A su vera, los otros intérpretes recorrieron zonas narrativas y matices en ciertas áreas del discurso que quedaban por cubrir. González usó su versatilidad, organicidad y manejo de las tesituras dramáticas y cómicas para exponer, en clave costumbrista, la naturaleza de los personajes masculinos que rodeaban a la protagonista. Asimismo, sus interpretaciones de instrumentos musicales y las canciones contribuyeron a la corriente de farsa, parodia y seriedad que recorre el espectáculo. Y, casi al final de la obra, la jovencísima Pérez Balmaseda estampó la alternancia generacional haciendo uso de sus habilidades en el canto. La calidad actoral —apoyada en los trajes, los tocados, las luces, los destellos de color, además de la gracia y limpieza de los movimientos—, fortaleció la representación en su mayor parte; la cual, pese a ocurrir en un espacio escénico no idóneo, motivó el sentido festivo y la degustación de los espectadores que percibieron la sustancia artística, sus ideas.

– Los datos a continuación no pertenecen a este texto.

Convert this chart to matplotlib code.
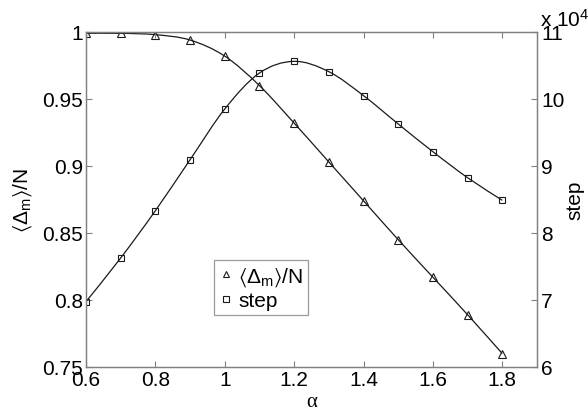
import numpy as np
import matplotlib
matplotlib.use("Agg")
import matplotlib.pyplot as plt
from matplotlib.path import Path
from matplotlib.patches import PathPatch
from matplotlib.lines import Line2D

plt.rcParams['font.family'] = ['Liberation Sans', 'DejaVu Sans']
plt.rcParams['mathtext.fontset'] = 'custom'
plt.rcParams['mathtext.rm'] = 'Liberation Sans'
plt.rcParams['mathtext.it'] = 'Liberation Sans'
plt.rcParams['mathtext.bf'] = 'Liberation Sans:bold'
plt.rcParams['mathtext.fallback'] = 'stixsans'

# data
alpha = [0.6, 0.7, 0.8, 0.9, 1.0, 1.1, 1.2, 1.3, 1.4, 1.5, 1.6, 1.7, 1.8]
delta_ratio = [0.999, 0.999, 0.998, 0.994, 0.982, 0.960, 0.932, 0.903,
               0.874, 0.845, 0.817, 0.789, 0.760]
steps = [6.975, 7.627, 8.333, 9.094, 9.851, 10.388, 10.562, 10.408,
         10.050, 9.627, 9.213, 8.825, 8.488]  # in units of 1e4

x_ticks = [0.6, 0.8, 1.0, 1.2, 1.4, 1.6, 1.8]
x_tick_labels = ['0.6', '0.8', '1', '1.2', '1.4', '1.6', '1.8']
left_ticks = [0.75, 0.8, 0.85, 0.9, 0.95, 1.0]
left_tick_labels = ['0.75', '0.8', '0.85', '0.9', '0.95', '1']
right_ticks = [6, 7, 8, 9, 10, 11]
right_tick_labels = ['6', '7', '8', '9', '10', '11']

GRAY = '#808080'
INK = '#1a1a1a'
FS = 15
LABEL = r'$\langle\Delta_{\mathrm{m}}\rangle$/N'


def smooth_path(xs, ys):
    """Catmull-Rom curve through the points, as cubic Bezier segments."""
    p = np.column_stack([xs, ys]).astype(float)
    ext = np.vstack([p[0], p, p[-1]])
    verts = [p[0]]
    codes = [Path.MOVETO]
    for i in range(len(p) - 1):
        p0, p1, p2, p3 = ext[i], ext[i + 1], ext[i + 2], ext[i + 3]
        c1 = p1 + (p2 - p0) / 6.0
        c2 = p2 - (p3 - p1) / 6.0
        verts += [c1, c2, p2]
        codes += [Path.CURVE4] * 3
    return Path(verts, codes)


fig = plt.figure(figsize=(5.88, 4.14), dpi=100)
ax = fig.add_axes([86 / 588, 1 - 368 / 414, 451 / 588, 335 / 414])
ax2 = ax.twinx()

ax.add_patch(PathPatch(smooth_path(alpha, delta_ratio), fc='none',
                       ec=INK, lw=0.9))
ax.plot(alpha, delta_ratio, ls='none', marker='^', ms=6.4, mfc='none',
        mec=INK, mew=0.8)

ax2.add_patch(PathPatch(smooth_path(alpha, steps), fc='none',
                        ec=INK, lw=0.9))
ax2.plot(alpha, steps, ls='none', marker='s', ms=5.0, mfc='none',
         mec=INK, mew=0.8)

ax.set_xlim(0.6, 1.9)
ax.set_ylim(0.75, 1.0)
ax2.set_ylim(6, 11)

ax.set_xticks(x_ticks)
ax.set_xticklabels(x_tick_labels)
ax.set_yticks(left_ticks)
ax.set_yticklabels(left_tick_labels)
ax2.set_yticks(right_ticks)
ax2.set_yticklabels(right_tick_labels)

for a in (ax, ax2):
    for s in a.spines.values():
        s.set_color(GRAY)
        s.set_linewidth(0.9)
ax.tick_params(axis='x', direction='in', top=True, bottom=True, length=4,
               color=GRAY, labelsize=FS, pad=2)
ax.tick_params(axis='y', direction='in', left=True, right=False, length=4,
               color=GRAY, labelsize=FS, pad=2)
ax2.tick_params(axis='y', direction='in', right=True, left=False, length=4,
                color=GRAY, labelsize=FS, pad=3)

ax.set_xlabel('α', fontsize=FS, family=['Liberation Serif'], labelpad=2)
ax.set_ylabel(LABEL, fontsize=FS, labelpad=6)
ax2.set_ylabel('step', fontsize=FS, rotation=90, labelpad=1)

fig.text(540 / 588, 1 - 27 / 414, r'x 10$^{4}$', fontsize=FS,
         ha='left', va='baseline')

handles = [
    Line2D([], [], ls='none', marker='^', ms=4.5, mfc='none', mec=INK,
           mew=0.8),
    Line2D([], [], ls='none', marker='s', ms=4.0, mfc='none', mec=INK,
           mew=0.8),
]
leg = ax2.legend(handles, [LABEL, 'step'],
                 loc='lower left', bbox_to_anchor=(0.284, 0.155),
                 fontsize=FS, frameon=True, fancybox=False, handlelength=0.6,
                 handletextpad=0.3, borderpad=0.25, labelspacing=0.15,
                 borderaxespad=0)
leg.get_frame().set_edgecolor(GRAY)
leg.get_frame().set_linewidth(0.9)

fig.savefig('out.png', dpi=100)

Celia tiene una eficacia simbólica digna de examen. La alusión al teatro vernáculo, la aparición de la bandera cubana y del ícono patronal de la Virgen de la Caridad del Cobre que preside el Santuario de la Ermita de la Caridad, en Miami, son significantes de una cubanidad herida y esperanzada. El nombre que identifica a la artista mundial y a la protagonista, hija de una admiradora de aquella y ella misma una seguidora entusiasta, acentúa la etimología de Celia vinculada al latín “cielo” (cælium). La unidad en el nombre y sus implicaciones apuntan a lo más alto, a lo inalcanzable de un destino hermoso y zaherido de dos mujeres unidas en una suerte de personaje doble en el cuerpo de la actriz, un ente dramático que en varias ocasiones parece la alegoría del país. Este personaje, tal vez nacido en los años sesenta, alude a décadas previas, aunque da cuenta de los contrastes vividos entre las décadas del 70, del 80, los 90s y la actualidad que reflejan su historia personal. Luego, la cantante que no salió del archipiélago y para quien el amor consistía más en una virtud que en una realización estable, enfrentaba su soledad tras despedir a los seres queridos que partían hacia la muerte, al exilio o a esa “emigración cubana” que es un exilio no asumido.
El amasijo de sentimientos y sensaciones que provoca este espectáculo, equilibrado en cuanto arte y entretenimiento, es una confirmación de que Celia debería regresar a la cartelera pues merece una larga estancia en los escenarios de Miami.